Les guitares de Renaud Fauconnier (ABSTRUSA UNDE) remplissent néanmoins leur rôle d'accompagnatrice des textes et ambiances, pourvoyeuses de rythmiques efficaces et presque musclées, même si on les aurait aimé encore plus grosses et plus mordantes, en particulier dans les moments les plus Doom. On ne peut donc pas crier au scandale, on sera juste un peu gêné aux entournures par cette volonté de garder les guitares à un niveau trop raisonnable (afin de laisser suffisamment de place à la voix).

Parmi toutes les sensibilités qu'aborde le disque on note un goût pour un Metal Gothique totalement inspiré par TYPE O NEGATIVE, dont Lévy est un fervent admirateur. On peut d'ailleurs se demander pourquoi un groupe avec une personnalité aussi forte, jouant avec les styles pour créer le sien, propose des passages qui sont beaucoup trop proches de l'original, à tel point qu'on se dit qu'il ne manque pas grand-chose pour s'y croire (peut-être plus de reverb’ sur les guitares et la voix unique du très regretté Peter Steele.)
L'imitation des New Yorkais est totale sur le titre-hommage " Gone On The Hoist (G.O.T.H.)", qui dénote totalement avec le reste du disque : structure classique (couplet-refrain), chant en anglais, ambiance presque légère. L’ami Paul Bento (CARNIVORE, ex-TYPE O NEGATIVE) vient gratifier le titre d’un sitar qui associé à l’orgue Hammond joué par le producteur Axel Wursthorn (l’homme-orchestre du mythique CARNIVAL IN COAL) donne une touche Rock Psyché 70s sympa et fraîche.

Les textes ont bien entendu une importance capitale, la musique servant avant tout de bande-son aux histoires macabres interprétés par Emmanuel "El Worm" Lévy, principalement narrés et parfois chantés, renforçant le côté conte cruel Tim BURTONnesque en plus glauque et plus réaliste. Si l'on connaissait les talents de chanteur du monsieur, notamment grâce à "Posthume", on découvre ses talents de conteur associé à une voix d'acteur parfaitement maîtrisé (le bonhomme est comédien et doubleur), modulant à loisir son timbre grave et expressif, et glissant subtilement de la narration au chant. Ses différentes voix sont mixées très en avant et sont donc parfaitement audibles, fait rare dans le Metal, on se rapproche donc plus des critères du conte, voire de la Chanson française. L'absence de growl ne se fait pas trop sentir grâce à l'omniprésence d'une voix narrée, théâtrale, grave, sinistre et vicieuse, très agréable à écouter, une sorte de Vincent Price à la Comédie Française.

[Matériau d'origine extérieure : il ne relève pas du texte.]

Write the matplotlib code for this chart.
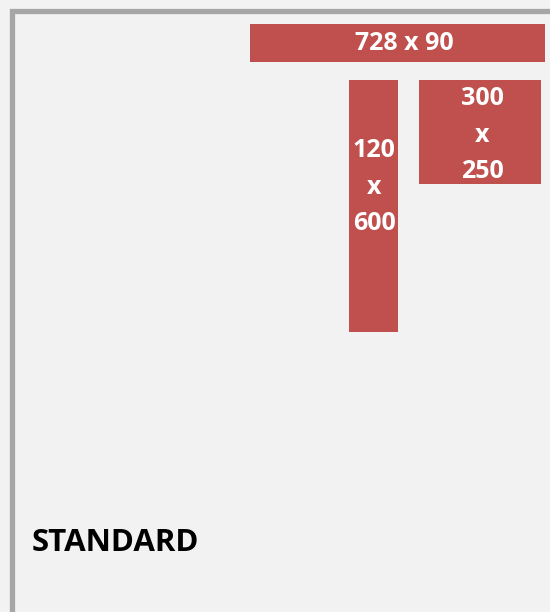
import matplotlib.pyplot as plt

# ad sizes shown in the sketch
labels = ["728 x 90", "120\nx\n600", "300\nx\n250"]
box_left = [250, 349, 419]
box_width = [295, 49, 122]
box_top = [24, 80, 80]
box_height = [38, 252, 104]
label_x = [404, 374, 482]
label_y = [43, 187, 135]

fig = plt.figure(figsize=(5.5, 6.12), dpi=100, facecolor="#f2f2f2")
ax = fig.add_axes([0, 0, 1, 1])
ax.set_facecolor("#f2f2f2")
ax.set_xlim(0, 550)
ax.set_ylim(612, 0)
ax.axis("off")

# frame on the left and top
ax.plot([11.5, 11.5, 560], [620, 10.5, 10.5], color="#a6a6a6", lw=3.8,
        solid_joinstyle="miter")

ax.bar(box_left, box_height, width=box_width, bottom=box_top, align="edge",
       color="#c0504d", linewidth=0)

for lab, x, y in zip(labels, label_x, label_y):
    ax.text(x, y, lab, color="white", fontsize=18, fontweight="bold",
            family="Open Sans", ha="center", va="center", linespacing=1.6,
            multialignment="center")

ax.text(32, 551, "STANDARD", color="black", fontsize=22.5, fontweight="bold",
        family="Open Sans", ha="left", va="baseline")

fig.savefig("out.png", dpi=100, facecolor=fig.get_facecolor())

Les paroles sont plutôt bien écrites, avec quelques fulgurances littéraires et bonnes idées, dont voici un exemple particulièrement jouissif : "La Maréchale Faucheuse/Moissonne sur les murs/Récolte au champ d’horreur/Les seins gorgés d’obscur sous les essaims d’obus" (sur "Ordre De Mobilisation Générale"). Nous ne sommes pas non plus dans la poésie, la rythmique de la langue n'étant pas cruciale et les rimes étant rares, la prose est décidément à ranger du côté du conte.

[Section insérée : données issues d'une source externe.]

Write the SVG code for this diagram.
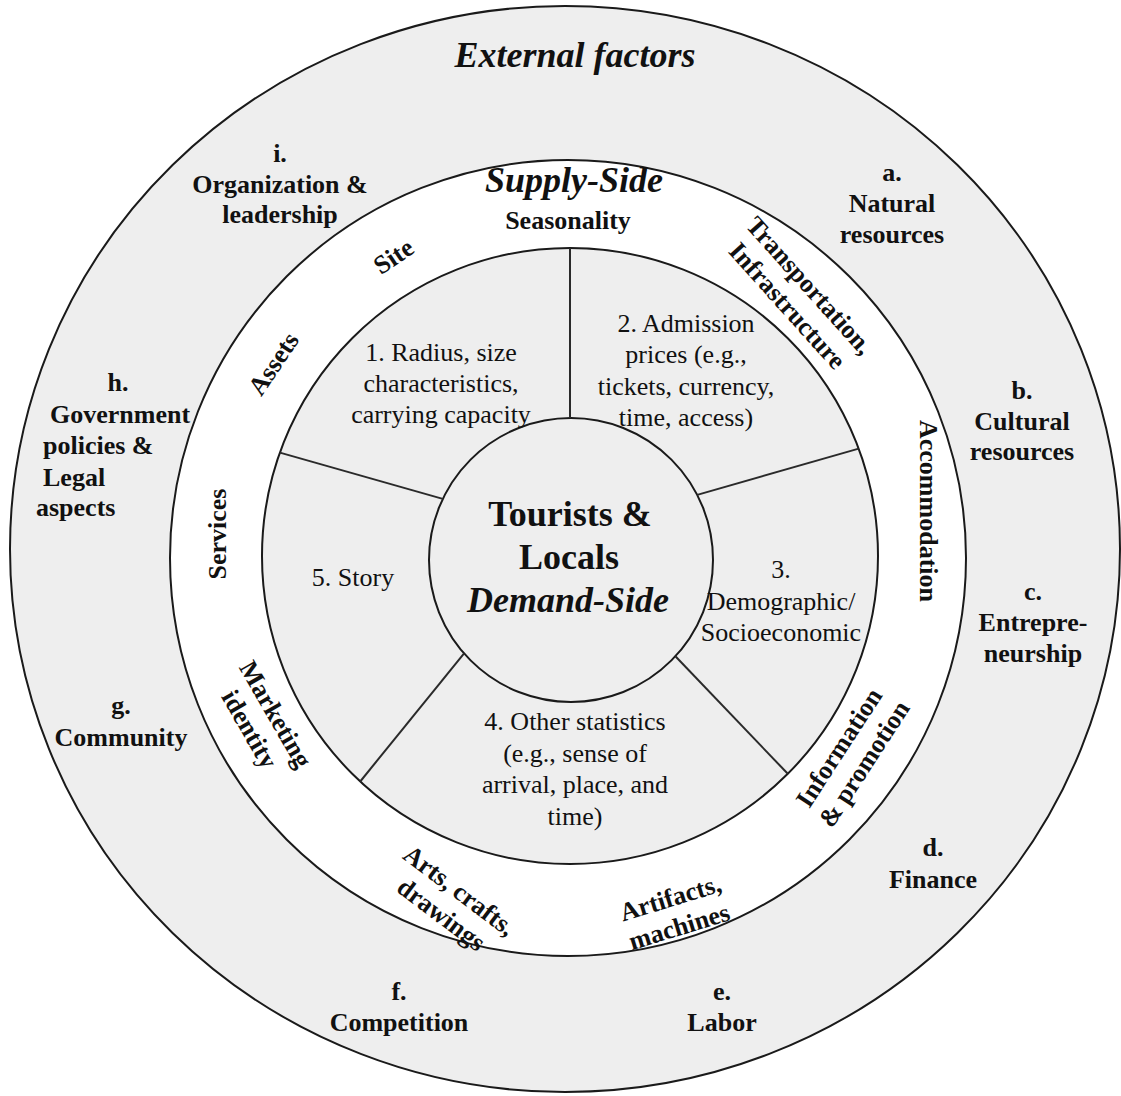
<svg xmlns="http://www.w3.org/2000/svg" width="1121" height="1096" viewBox="0 0 1121 1096">
<style>
.ring{stroke:#1a1a1a;stroke-width:2}
.g{fill:#eeeeee}
.w{fill:#ffffff}
.spoke{stroke:#2a2a2a;stroke-width:2;fill:none}
text{font-family:"Liberation Serif","Times New Roman",serif;fill:#111;text-anchor:middle}
.b{font-weight:bold;font-size:26px}
.r{font-size:26px}
.t{font-weight:bold;font-style:italic;font-size:36px}
.c{font-weight:bold;font-size:36px}
.l{text-anchor:start}
</style>
<rect width="1121" height="1096" fill="#ffffff"/>
<g id="rings">
<ellipse cx="565" cy="549" rx="555" ry="543" class="ring g"/>
<circle cx="568" cy="558" r="398" class="ring w"/>
<circle cx="570" cy="556" r="308" class="ring g"/>
<circle cx="571" cy="560" r="142" class="ring g"/>
</g>
<g id="connectors">
<line class="spoke" x1="570" y1="248" x2="570" y2="418"/>
<line class="spoke" x1="858.7" y1="448.6" x2="697.2" y2="494.9"/>
<line class="spoke" x1="787.8" y1="773.8" x2="675.4" y2="656.3"/>
<line class="spoke" x1="360.2" y1="781.5" x2="464.1" y2="653.3"/>
<line class="spoke" x1="279.9" y1="452.6" x2="442.8" y2="498.9"/>
</g>
<g id="external-title"><text class="t" x="575" y="67">External factors</text></g>
<g id="supply-title"><text class="t" x="574" y="192">Supply-Side</text></g>
<g id="center">
<text class="c" x="570" y="526">Tourists &amp;</text>
<text class="c" x="569" y="569">Locals</text>
<text class="t" x="568" y="612">Demand-Side</text>
</g>
<g id="ext-a"><text class="b" x="892" y="181">a.</text><text class="b" x="892" y="212">Natural</text><text class="b" x="892" y="243">resources</text></g>
<g id="ext-b"><text class="b" x="1022" y="399">b.</text><text class="b" x="1022" y="430">Cultural</text><text class="b" x="1022" y="460">resources</text></g>
<g id="ext-c"><text class="b" x="1033" y="600">c.</text><text class="b" x="1033" y="631">Entrepre-</text><text class="b" x="1033" y="662">neurship</text></g>
<g id="ext-d"><text class="b" x="933" y="856">d.</text><text class="b" x="933" y="888">Finance</text></g>
<g id="ext-e"><text class="b" x="722" y="1000">e.</text><text class="b" x="722" y="1031">Labor</text></g>
<g id="ext-f"><text class="b" x="399" y="1000">f.</text><text class="b" x="399" y="1031">Competition</text></g>
<g id="ext-g"><text class="b" x="121" y="714">g.</text><text class="b" x="121" y="746">Community</text></g>
<g id="ext-h"><text class="b" x="118" y="391">h.</text><text class="b l" x="50" y="423">Government</text><text class="b l" x="43" y="454">policies &amp;</text><text class="b l" x="43" y="486">Legal</text><text class="b l" x="36" y="516">aspects</text></g>
<g id="ext-i"><text class="b" x="280" y="162">i.</text><text class="b" x="280" y="193">Organization &amp;</text><text class="b" x="280" y="223">leadership</text></g>
<g id="supply-seasonality"><text class="b" x="568" y="229">Seasonality</text></g>
<g id="supply-site"><text class="b" transform="translate(394,257) rotate(-34)" x="0" y="8">Site</text></g>
<g id="supply-assets"><text class="b" transform="translate(274,364) rotate(-56)" x="0" y="8">Assets</text></g>
<g id="supply-services"><text class="b" transform="translate(218,534) rotate(-90)" x="0" y="8">Services</text></g>
<g id="supply-marketing"><text class="b" transform="translate(262,722) rotate(60)"><tspan x="0" y="-7">Marketing</tspan><tspan x="0" y="23">identity</tspan></text></g>
<g id="supply-arts"><text class="b" transform="translate(450,903) rotate(37)"><tspan x="0" y="-7">Arts, crafts,</tspan><tspan x="0" y="23">drawings</tspan></text></g>
<g id="supply-artifacts"><text class="b" transform="translate(675,913) rotate(-17)"><tspan x="0" y="-7">Artifacts,</tspan><tspan x="0" y="23">machines</tspan></text></g>
<g id="supply-information"><text class="b" transform="translate(852,756) rotate(-57)"><tspan x="0" y="-7">Information</tspan><tspan x="0" y="23">&amp; promotion</tspan></text></g>
<g id="supply-accommodation"><text class="b" transform="translate(928,511) rotate(90)" x="0" y="8">Accommodation</text></g>
<g id="supply-transportation"><text class="b" transform="translate(798,296) rotate(48)"><tspan x="0" y="-7">Transportation,</tspan><tspan x="0" y="23">Infrastructure</tspan></text></g>
<g id="seg-1"><text class="r" x="441" y="361">1. Radius, size</text><text class="r" x="441" y="392">characteristics,</text><text class="r" x="441" y="423">carrying capacity</text></g>
<g id="seg-2"><text class="r" x="686" y="332">2. Admission</text><text class="r" x="686" y="363">prices (e.g.,</text><text class="r" x="686" y="395">tickets, currency,</text><text class="r" x="686" y="426">time, access)</text></g>
<g id="seg-3"><text class="r" x="781" y="578">3.</text><text class="r" x="781" y="610">Demographic/</text><text class="r" x="781" y="641">Socioeconomic</text></g>
<g id="seg-4"><text class="r" x="575" y="730">4. Other statistics</text><text class="r" x="575" y="762">(e.g., sense of</text><text class="r" x="575" y="793">arrival, place, and</text><text class="r" x="575" y="825">time)</text></g>
<g id="seg-5"><text class="r" x="353" y="586">5. Story</text></g>
</svg>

En matière de Metal sombre chanté en français, il y a deux références, le Death Mélo de MISANTHROPE, et la Black A.O.C de PESTE NOIRE.
On aurait pu croire à la première écoute de "Serviteur Du Roi", titre d'ouverture luxuriant qui déboule (après une intro narrative sans musique) avec une sérieuse envie d'en mettre plein les yeux, que l'auteur allait abuser verbalement tout en se vautrant dans un monarchisme élitiste. Bien au contraire, l'excès de vocabulaire (du genre "Écorchée dans le sel sous l’astre du malheur/Et dont on tend les squames écailleux/En guise de chapiteau") se déguste comme une fantaisie jouant avec les références et les fantômes d'une Cour imaginaire.
Intelligemment Lévy passe donc entre Charybde et Scylla, évitant les travers des textes inutilement pompeux de S.A.S de l'Argilière ou de ceux plus libres et Punk mais désespérément politiques de Famine. Il nous prouve qu'on peut écrire dans un français soutenu et littéraire sans être lourd ou nationaliste.

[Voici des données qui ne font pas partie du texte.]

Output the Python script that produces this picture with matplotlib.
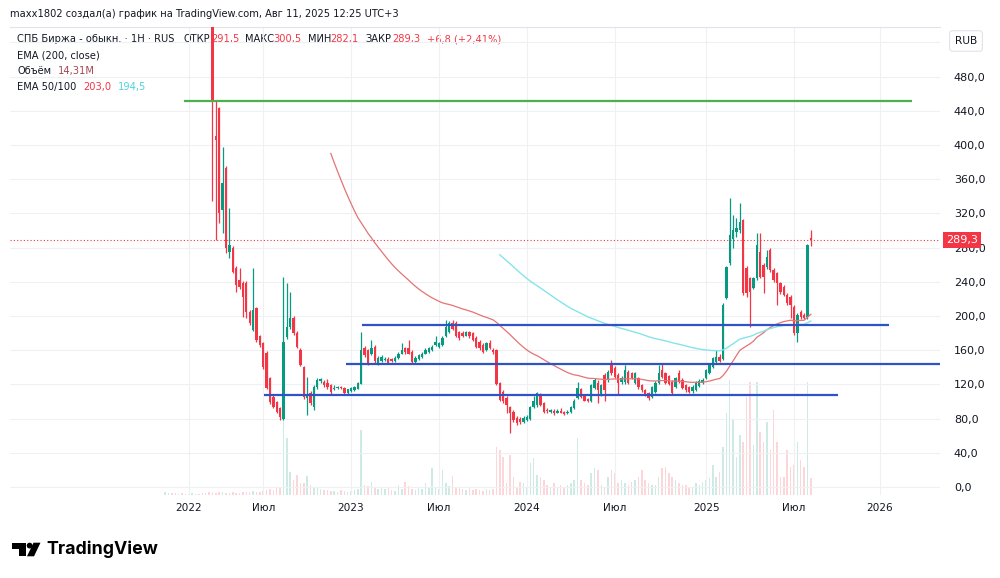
import numpy as np
import pandas as pd
import matplotlib
matplotlib.use('Agg')
import matplotlib.pyplot as plt
from matplotlib.transforms import blended_transform_factory
from matplotlib.patches import Rectangle, Circle, Polygon

# weekly candles (RUB), first bar = week of 2021-11-15, trading halt in March 2022
opens = [800, 880, 1010, 950, 900, 940, 930, 880, 900, 950, 960, 920, 900, 870,
         840, 410, 443, 324, 373, 275, 280, 256, 242, 239, 239, 205, 184, 209, 176, 168,
         157, 127, 105, 99, 92, 80, 175, 187, 198, 180, 160, 140, 104, 110, 94, 117,
         124, 123, 122, 119, 115, 116, 117, 116, 110, 112, 113, 115, 121, 162, 160,
         156, 164, 145, 147, 148, 150, 150, 147, 151, 156, 162, 162, 158, 146, 150,
         152, 156, 158, 160, 166, 164, 166, 176, 181, 192, 192, 181, 180, 177, 181,
         180, 174, 170, 166, 160, 168, 160, 160, 122, 111, 104, 94, 88, 81, 80, 76,
         78, 80, 93, 96, 108, 98, 90, 88, 89, 87, 89, 88, 86, 88, 92, 104, 114, 106,
         103, 100, 116, 122, 108, 131, 125, 145, 139, 131, 123, 123, 135, 133, 122,
         127, 119, 113, 110, 105, 111, 122, 137, 133, 130, 123, 117, 133, 125, 119,
         117, 112, 113, 118, 122, 127, 133, 140, 146, 152, 150, 221, 262, 290, 298,
         301, 312, 256, 244, 233, 244, 275, 260, 257, 277, 254, 250, 238, 234, 225,
         222, 211, 180, 205, 201, 199, 291.5]
highs = [1050, 1060, 1030, 960, 980, 960, 950, 920, 980, 990, 970, 940, 910, 890,
         850, 452, 445, 398, 375, 326, 282, 258, 256, 241, 241, 207, 256, 211, 178, 170,
         159, 129, 107, 101, 94, 246, 238, 228, 200, 182, 162, 142, 129, 112, 119, 127,
         128, 125, 126, 120, 119, 118, 118, 117, 115, 117, 118, 123, 181, 165, 161,
         172, 166, 153, 154, 152, 152, 151, 153, 158, 168, 164, 172, 160, 153, 156,
         158, 162, 164, 166, 176, 170, 176, 195, 194, 195, 194, 183, 182, 183, 182,
         181, 176, 172, 168, 170, 172, 162, 161, 123, 113, 106, 95, 90, 83, 82, 83,
         84, 95, 106, 111, 110, 99, 92, 91, 91, 91, 92, 89, 90, 95, 103, 123, 116, 107,
         104, 120, 127, 125, 121, 133, 137, 148, 141, 133, 130, 143, 137, 135, 135,
         129, 120, 115, 111, 118, 124, 143, 145, 135, 131, 125, 129, 137, 127, 120,
         118, 119, 124, 126, 127, 138, 145, 152, 160, 155, 215, 259, 338, 318, 315,
         332, 314, 258, 246, 246, 297, 297, 262, 277, 279, 256, 252, 240, 236, 227,
         224, 213, 203, 207, 203, 284, 300.5]
lows = [760, 860, 930, 880, 890, 900, 860, 860, 880, 930, 900, 880, 850, 820,
        334, 289, 309, 297, 274, 268, 250, 228, 232, 199, 198, 190, 182, 170, 164, 138,
        114, 97, 92, 86, 78, 78, 173, 185, 178, 162, 141, 103, 84, 96, 90, 115,
        122, 117, 115, 109, 113, 114, 114, 108, 109, 111, 112, 114, 120, 152, 143,
        154, 145, 143, 146, 147, 144, 146, 146, 150, 155, 156, 155, 145, 145, 149,
        151, 155, 157, 159, 165, 162, 165, 175, 180, 184, 175, 172, 175, 176, 174,
        171, 163, 160, 157, 159, 161, 156, 119, 100, 98, 87, 63, 76, 73, 74, 75,
        77, 78, 92, 94, 95, 87, 87, 86, 84, 86, 86, 84, 85, 87, 91, 103, 104, 100,
        99, 99, 115, 98, 106, 100, 123, 131, 127, 108, 121, 121, 120, 126, 120,
        115, 111, 106, 102, 104, 110, 121, 128, 121, 119, 108, 116, 122, 114, 111,
        110, 110, 112, 117, 121, 126, 132, 139, 145, 146, 149, 220, 260, 280, 292,
        297, 225, 222, 187, 231, 242, 244, 227, 255, 252, 240, 213, 226, 223, 213,
        198, 178, 170, 197, 196, 197, 282.1]
closes = [880, 1010, 950, 900, 940, 930, 880, 900, 950, 960, 920, 900, 870, 846,
          451, 406, 320, 356, 280, 283, 252, 236, 234, 222, 205, 192, 207, 172, 166, 140,
          116, 99, 94, 88, 82, 170, 187, 198, 180, 164, 143, 105, 108, 98, 117, 125,
          126, 119, 117, 111, 116, 117, 116, 110, 114, 116, 117, 122, 160, 154, 145,
          162, 147, 151, 152, 150, 145, 147, 151, 156, 160, 158, 156, 146, 151, 154,
          156, 160, 162, 164, 170, 168, 174, 187, 192, 185, 176, 174, 177, 181, 176,
          172, 164, 162, 158, 168, 162, 158, 121, 102, 100, 96, 87, 78, 75, 76, 81,
          82, 94, 100, 110, 96, 88, 89, 90, 87, 89, 87, 85, 88, 94, 101, 116, 105, 101,
          100, 119, 125, 113, 119, 113, 135, 133, 129, 122, 128, 137, 122, 128, 133,
          117, 113, 108, 104, 117, 122, 133, 129, 122, 121, 110, 127, 123, 116, 113,
          111, 117, 122, 124, 125, 137, 143, 151, 152, 147, 213, 257, 295, 300, 303,
          310, 227, 227, 228, 244, 283, 246, 246, 269, 254, 242, 238, 228, 225, 215,
          213, 180, 201, 199, 198, 282.5, 289.3]
# volume, millions of shares
volumes = [2.5, 1.7, 1.7, 1.7, 0.8, 1.7, 0.8, 0.8, 1.7, 0.8, 0.8, 1.7, 1.7, 2.5,
           2.5, 1.7, 2.5, 2.5, 1.7, 1.7, 2.5, 1.7, 1.7, 2.5, 2.5, 2.5, 3.4, 2.5, 2.5,
           3.4, 4.2, 5.0, 4.2, 5.9, 6.7,
           63.0, 47.9, 19.3, 12.6, 16.8, 10.1, 10.1, 16.0, 8.4, 6.7, 6.7, 5.0, 4.2, 4.2,
           3.4, 3.4, 2.5, 4.2, 3.4, 2.5, 3.4, 4.2, 5.0,
           54.6, 8.4, 7.6, 10.9, 6.7, 5.0, 6.7, 5.0, 6.7, 4.2, 3.4, 8.4, 5.0, 10.9, 7.6,
           5.0, 4.2, 5.9, 5.0, 10.1, 6.7, 22.7, 6.7, 5.0, 21.0, 10.1, 7.6, 16.0, 6.7,
           6.7, 5.0, 4.2, 5.9, 4.2, 5.0, 4.2, 3.4, 5.0, 4.2, 5.0,
           40.3, 37.8, 31.9, 10.1, 33.6, 15.1, 6.7, 10.9, 10.1, 5.9,
           26.9, 31.1, 16.8, 15.1, 12.6, 8.4, 6.7, 10.1, 5.9, 8.4,
           6.7, 8.4, 10.1, 12.6, 47.9, 12.6, 10.1, 8.4, 18.5, 22.7,
           21.0, 8.4, 6.7, 15.1, 21.0, 18.5, 10.1, 12.6, 10.1, 8.4,
           10.9, 12.6, 15.1, 21.0, 12.6, 10.1, 8.4, 8.4, 15.1, 22.7,
           23.5, 18.5, 15.1, 12.6, 10.1, 8.4, 8.4, 6.7, 6.7, 10.1,
           8.4, 10.9, 12.6, 14.3, 25.2, 15.1, 19.3,
           40.3, 68.9, 96.6, 63.0, 31.9, 50.4, 44.5, 82.3, 94.9, 42.0, 94.9, 52.9, 44.5,
           61.3, 37.8, 71.4, 44.5, 15.1, 15.1, 37.8, 23.5, 25.2, 44.5, 29.4, 23.5,
           94.9, 14.31]

halt_weeks = ['2022-02-28', '2022-03-07', '2022-03-14', '2022-03-21']
tick_dates = ['2022-01-01', '2022-07-01', '2023-01-01', '2023-07-01', '2024-01-01',
              '2024-07-01', '2025-01-01', '2025-07-01', '2026-01-01']
tick_labels = ['2022', 'Июл', '2023', 'Июл', '2024', 'Июл', '2025', 'Июл', '2026']

# user-drawn horizontal levels: price, from bar, to bar
level_prices = [451.5, 189.5, 144.0, 107.5]
level_from = [5.5, 58.2, 53.5, 29.2]
level_to = [220.9, 214.1, 232.0, 199.0]
level_colors = ['#4caf50', '#2f52c6', '#2f52c6', '#2f52c6']

opens, highs, lows, closes, volumes = map(np.array, (opens, highs, lows, closes, volumes))
dates = pd.date_range('2021-11-15', '2025-08-11', freq='7D').drop(pd.to_datetime(halt_weeks))
n = len(closes)
x = np.arange(n)


def bar_pos(d):
    d = pd.Timestamp(d)
    if d <= dates[-1]:
        return int(np.searchsorted(dates, d))
    return n - 1 + (d - dates[-1]).days / 7


def ema(values, span):
    out = np.full(len(values), np.nan)
    alpha = 2 / (span + 1)
    out[span - 1] = values[:span].mean()
    for i in range(span, len(values)):
        out[i] = alpha * values[i] + (1 - alpha) * out[i - 1]
    return out


GREEN = '#089981'
RED = '#f23645'
TXT = '#131722'
W, H = 1000, 578

fig = plt.figure(figsize=(10, 5.78), dpi=100)


def px_rect(x0, y0, x1, y1):
    return [x0 / W, 1 - y1 / H, (x1 - x0) / W, (y1 - y0) / H]


overlay = fig.add_axes([0, 0, 1, 1], zorder=0)
overlay.set_xlim(0, W)
overlay.set_ylim(H, 0)
overlay.axis('off')

vax = fig.add_axes(px_rect(10, 27, 940, 495), zorder=1)
ax = fig.add_axes(px_rect(10, 27, 940, 495), zorder=2, sharex=vax)
for a in (vax, ax):
    a.patch.set_alpha(0)
    for s in a.spines.values():
        s.set_visible(False)

up = closes >= opens
colors = np.where(up, GREEN, RED)

# volume
vax.bar(x, volumes, width=0.45, color=colors, alpha=0.2, linewidth=0)
vax.set_ylim(0, 394)
vax.set_yticks([])
vax.tick_params(axis='x', length=0, labelbottom=False)

# candles
ax.vlines(x, lows, highs, colors=colors, lw=0.9, zorder=3)
ax.bar(x, np.maximum(np.abs(closes - opens), 0.9), bottom=np.minimum(opens, closes),
       width=0.7, color=colors, linewidth=0, zorder=3)

ax.plot(x, ema(closes, 50), color='#e57373', lw=0.9, zorder=4)
ax.plot(x, ema(closes, 100), color='#84e4ec', lw=1.0, zorder=4)

ax.hlines(level_prices, level_from, level_to, colors=level_colors, lw=1.6, zorder=4)

last = closes[-1]
ax.axhline(last, color=RED, lw=0.8, ls=(0, (1, 2)), zorder=2)
tr = blended_transform_factory(ax.transAxes, ax.transData)
ax.text(1.0062, last, f'{last:.1f}'.replace('.', ','), transform=tr, ha='left', va='center',
        color='white', fontsize=8, clip_on=False, zorder=6,
        bbox=dict(boxstyle='square,pad=0.28', fc=RED, ec='none'))

ax.set_xlim(-45.9, 229.2)
ax.set_ylim(-9.4, 538)

yt = np.arange(0, 521, 40)
ax.set_yticks(yt)
ax.set_yticklabels([f'{v:.1f}'.replace('.', ',') if v <= 480 else '' for v in yt])
ax.yaxis.tick_right()
ax.tick_params(axis='y', length=0, pad=10, labelsize=8, labelcolor=TXT)

ax.set_xticks([bar_pos(d) for d in tick_dates])
ax.set_xticklabels(tick_labels)
ax.tick_params(axis='x', length=0, pad=6, labelsize=7.6, labelcolor=TXT)
ax.grid(color='#eef0f4', lw=0.8, zorder=0)
ax.set_axisbelow(True)
ax.spines['top'].set_visible(True)
ax.spines['top'].set_color('#e0e3eb')
ax.spines['top'].set_linewidth(0.8)

# header and legend
fs = 7.1
overlay.text(10, 14, 'maxx1802 создал(а) график на TradingView.com, Авг 11, 2025 12:25 UTC+3',
             fontsize=fs, color=TXT, va='center')
legend1 = [('СПБ Биржа - обыкн. · 1Н · RUS', 17, TXT), ('ОТКР', 183, TXT), ('291,5', 211, RED),
           ('МАКС', 245, TXT), ('300,5', 273, RED), ('МИН', 308, TXT), ('282,1', 330, RED),
           ('ЗАКР', 365, TXT), ('289,3', 392, RED), ('+6,8 (+2,41%)', 427, RED)]
for s, xp, c in legend1:
    overlay.text(xp, 39, s, fontsize=fs, color=c, va='center')
overlay.text(17, 55, 'EMA (200, close)', fontsize=fs, color=TXT, va='center')
overlay.text(17, 71, 'Объём', fontsize=fs, color=TXT, va='center')
overlay.text(58, 71, '14,31M', fontsize=fs, color='#a3474e', va='center')
overlay.text(17, 87, 'EMA 50/100', fontsize=fs, color=TXT, va='center')
overlay.text(83, 87, '203,0', fontsize=fs, color=RED, va='center')
overlay.text(118, 87, '194,5', fontsize=fs, color='#4fd4e0', va='center')

overlay.text(966, 41, 'RUB', fontsize=7.6, color=TXT, ha='center', va='center',
             bbox=dict(boxstyle='round,pad=0.5,rounding_size=0.3', fc='white', ec='#e0e3eb', lw=0.8))

# TradingView logo
overlay.add_patch(Rectangle((11.5, 542.7), 14, 5.8, color='black', lw=0))
overlay.add_patch(Rectangle((18.5, 542.7), 7, 13.6, color='black', lw=0))
overlay.add_patch(Circle((29.6, 545.6), 2.9, color='black', lw=0))
overlay.add_patch(Polygon([(33.5, 542.7), (40.5, 542.7), (34.0, 556.3), (27.0, 556.3)],
                          closed=True, color='black', lw=0))
overlay.text(46, 549.5, 'TradingView', fontsize=12.8, fontweight='bold', family='Inter',
             color='black', va='center')

fig.savefig('out.png', dpi=100, facecolor='white')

Les sujets grand-guignolesques ne manquent pas mais ils sont traités avec plus de nuances et de douce fantaisie que sur "France". Le théâtre des vampires de "Géhenne" se veut une version fantastique et exagérée des relations sadiques et perverses qui peuvent exister entre metteur en scène et acteur. De même en suivant l'histoire du point de vue de son narrateur sur "Collectionneur De Poupées", le dingue qui déterre et conserve les enfants morts durant les nuits de Noël peut être jugé à l'éclairage de ses propres valeurs tordues, "Une simple collection/De poupées de chiffon/Il n’y a rien de mal/il n’y a rien de sale" nous explique-t-il plaintivement à la fin du morceau.
Les thématiques des contes cruels et fantastiques peuvent également évoquer des sujets très concrets, comme la guerre de 14-18 sur "Ordre de mobilisation générale", sans doute le morceau le plus abouti de l'album. Les transitions sont fort harmonieuses dans cette histoire à la musique aussi pesante que le sujet où l'on suit les états d'âme d'un homme avant son premier assaut, entre la peur, la résignation face à l'injustice, la galvanisation et la mort absurde.
L'album se conclut avec une ode amoureuse tordue pour une femme obsédante et venimeuse, "Poisonne", qui lui fait plus de mal que de bien, mais donne le prétexte à une excellente chanson, entre la noirceur étouffante d'un ALAIN BASHUNG sur "l’Imprudence", les rythmiques Goth aussi catchy qu'un "My Girlfriend's Girlfriend" ou les relents d'un Doom fataliste. Le beau texte sentant bon le vécu nous gratifie de passages inspirés : "Poisonne, tu lis entre les lignes/Tu aimes lorsque je parle de toi/Remplis ma coupe d’herbe aux vers/Et cauchemardons une ultime fois".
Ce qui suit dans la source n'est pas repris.